In conclusion, in our model, the Super Resolution GAN was used to denoise and also increase the resolution of images in the training dataset, as seen in
Figure 9 below. After the implementation of the SR-GAN, the performance of the model was improved to 94% in the test set.
Table 7 shows the result of the model after training the model with the SR-GAN generated images.
4.3. Ablation Study
FaceNet’s InceptionResnetV2 backbone is used for its quick learning time. This course serves as an ablation test bed for us to determine which components are most effective.
The effects of various convolutional blocks were investigated in this study by omitting or altering individual blocks progressively, and the results are summarized in
Table 8. We can see from the table that removing the bottleneck block resulted in a 6.4% performance drop, that Mixed 7a (Reduction-B block) decreased accuracy by 15% to 72%, and that all other techniques improved performance by 0.2% to 0.3%, with the exception of removing the dropout and bottleneck simultaneously, resulting in a 1% performance drop. This resulted in a 67.8% accuracy rate and highlights the vital role these components play in the overall structure of the model. The results of the evaluations are consistent with each other and do not indicate any significant progress.
We also investigated our approach on unmasked faces (see
Table 9. The baseline FaceNet model achieved a test accuracy of 92.25% with an evaluation time of 36.2 s, showcasing its strong performance. Various ablations were conducted to examine the effects of specific components on model performance. Notably, removing the bottleneck and certain Inception Resnet C Blocks (Block 8, Block 17, and Block 35) led to decreased test accuracies ranging from 46.61% to 83.26% and slightly affected the evaluation time. The inclusion of Dropout in conjunction with the bottleneck resulted in a lower test accuracy of 54.50%, indicating that this combination did not contribute positively to smoke detection. Furthermore, the Mixed 7a (Reduction-B block) ablation achieved a test accuracy of 74.25%, showing a moderate impact on model performance.
6. Conclusions
This research paper presents a novel hybrid model for the purpose of recognizing masked faces, which combines deep learning techniques with traditional machine learning methods. Our own Pareto-optimized FaceNet model was proposed as the main model for this task. This model is widely used in deep learning for facial recognition and has proven to be effective. The study utilized a mixture of two datasets consisting of 100 labels and various training and testing procedures. The dataset was divided into training, validation, and test sets using stratified K-Fold cross-validation, and the proposed model was trained and tested on these sets. The results of this study show that the Pareto optimization allowed improving the overall accuracy, over the 94% achieved by the original FaceNet variant, which also performed similarly to the arcface model during testing. Furthermore, the Pareto-optimized model no longer has a limitation of the model size and is a much smaller and more efficient version than the original FaceNet and its derivatives, helping to reduce its inference time and making it more practical for use in real-life applications.

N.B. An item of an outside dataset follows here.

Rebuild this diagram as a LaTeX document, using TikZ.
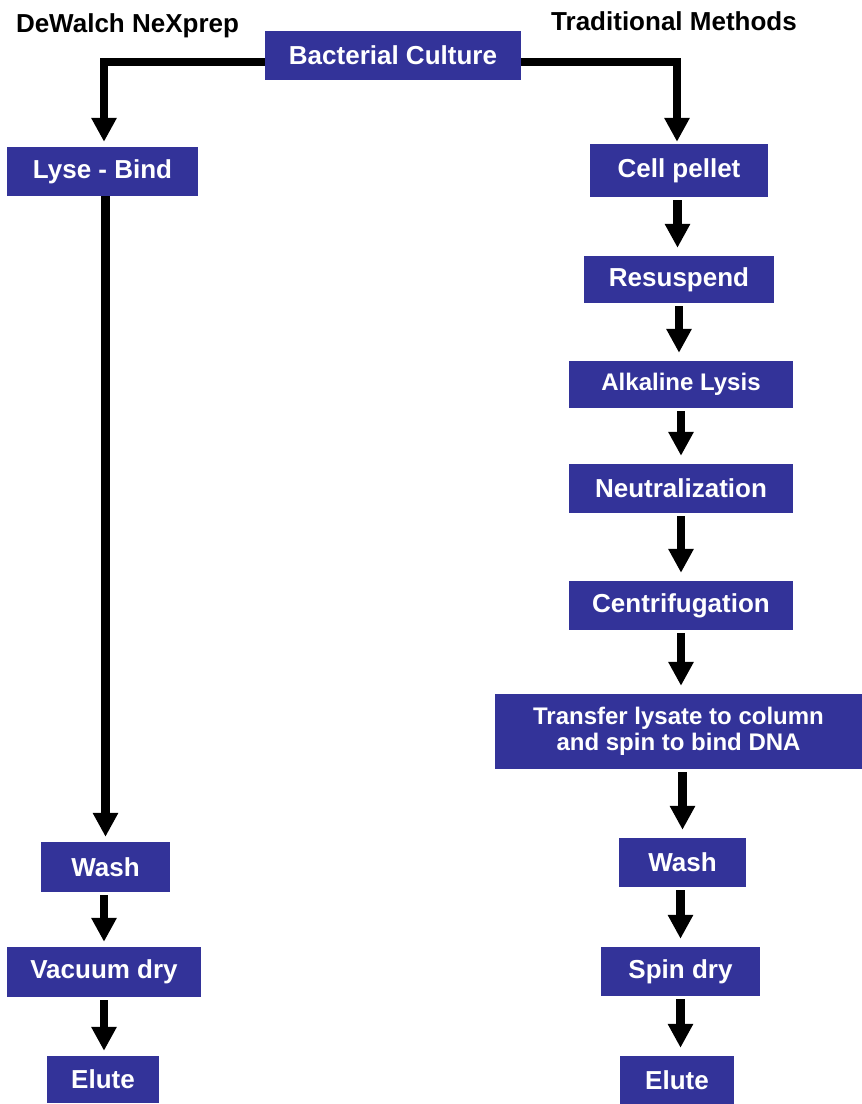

Future work on FaceNet and facial recognition technology, in general, will focus on several key areas to address current limitations, improve performance, and explore new applications. We will continue exploring alternative network architectures that provide better trade-offs between accuracy, computational complexity, and memory requirements. This may involve designing novel layers, activation functions, or loss functions, as well as utilizing techniques such as network pruning, quantization, or knowledge distillation.